The songs Baby Rose chose for “Through and Through” sketch a clear narrative: a reluctant breakup followed by desolation, a new fling that starts in a club, a levelheaded reality check and the realization — in “Stop the Bleeding,” the album’s stark emotional peak — that she’s in “a cycle of sabotage” that she needs to transcend.

The haunted sound of the album — immediate but echoey, refusing to be crisply digital — was a careful choice. “The sonics I go for are very ethereal, because I want just that little subliminal energy,” Baby Rose said. “I like to bridge the golden age of eras that I tend to listen to a lot — the ’70s, ’80s, ’60s — and then also understand where we are, and how much things have grown, and how much autonomy we have these days.”

Instead of samples and programming, the album relies primarily on hand-played instruments, with songs that often grew out of studio jams.
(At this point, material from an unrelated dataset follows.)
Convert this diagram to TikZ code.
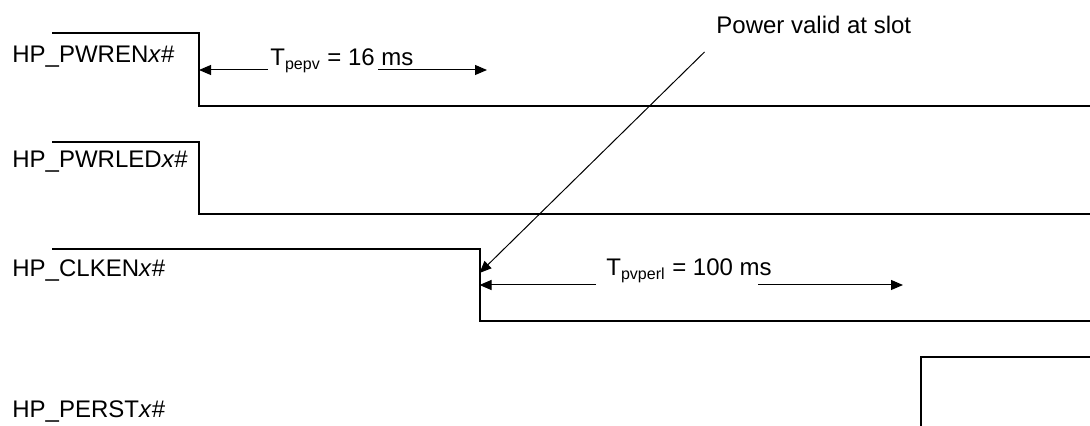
\documentclass[tikz,border=0pt]{standalone}
\usepackage{fontspec}
\setmainfont{Liberation Sans}
\usetikzlibrary{arrows.meta, positioning}

\begin{document}
\begin{tikzpicture}[
    x = 0.5pt, y = -0.5pt,
    font = \fontsize{12}{14}\selectfont,
    signame/.style = {anchor=base west, inner sep=0pt},
    tname/.style = {anchor=base west, inner sep=0pt},
    wave/.style = {line width=1pt, line cap=rect},
    line/.style = {-{Triangle[length=6pt, width=5pt]}, line width=0.5pt}
]
    \useasboundingbox (0,0) rectangle (1090,426);

    % Signal names
    \node [signame] (pwren)  at (12,62.5)  {HP\_PWREN\textit{x}\#};
    \node [signame] (pwrled) at (12,167.5) {HP\_PWRLED\textit{x}\#};
    \node [signame] (clken)  at (12,276.5) {HP\_CLKEN\textit{x}\#};
    \node [signame] (perst)  at (12,417.5) {HP\_PERST\textit{x}\#};

    % Edges of the waveforms
    \coordinate (pwren fall)  at (199,70);
    \coordinate (clken fall)  at (479.5,285);
    \coordinate (clken slot)  at (479.5,273);

    % Waveforms
    \draw [wave] (53,33.5) -- (199,33.5) -- (199,106) -- (1090,106);
    \draw [wave] (53,142.5) -- (199,142.5) -- (199,214) -- (1090,214);
    \draw [wave] (53,249.5) -- (479.5,249.5) -- (479.5,321) -- (1090,321);
    \draw [wave] (921,426) -- (921,357.5) -- (1090,357.5);

    % Timing labels
    \node [tname] (tpepv)   at (270,65.5) {T\textsubscript{pepv} = 16 ms};
    \node [tname] (tpvperl) at (606,276)  {T\textsubscript{pvperl} = 100 ms};
    \node [tname] (pvalid)  at (716,33.3) {Power valid at slot};

    \coordinate (pepv left)   at (268,70);
    \coordinate (pepv right)  at (378,70);
    \coordinate (pepv end)    at (487,70);
    \coordinate (pvperl left)  at (596,285);
    \coordinate (pvperl right) at (758,285);
    \coordinate (pvperl end)   at (903,285);
    \coordinate (pvalid foot)  at (704.5,52);

    % Arrows
    \draw [line] (pepv left) -- (pwren fall);
    \draw [line] (pepv right) -- (pepv end);
    \draw [line] (pvperl left) -- (clken fall);
    \draw [line] (pvperl right) -- (pvperl end);
    \draw [line] (pvalid foot) -- (clken slot);

\end{tikzpicture}
\end{document}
But analog or digital, Baby Rose is determined not to hold back. “When I was a kid, I was told the worst advice ever,” she said, “which is that you have to pretend to be something you’re not to get in the door. And then when you make it, you can pop out like a Trojan horse.

“But I always had this like innate calling to be very vulnerable and visceral in my writing,” she added. “And so I do this not only because it’s in me, but it’s showing little me that you’re making it, you’re connecting with people by doing you. You do you.”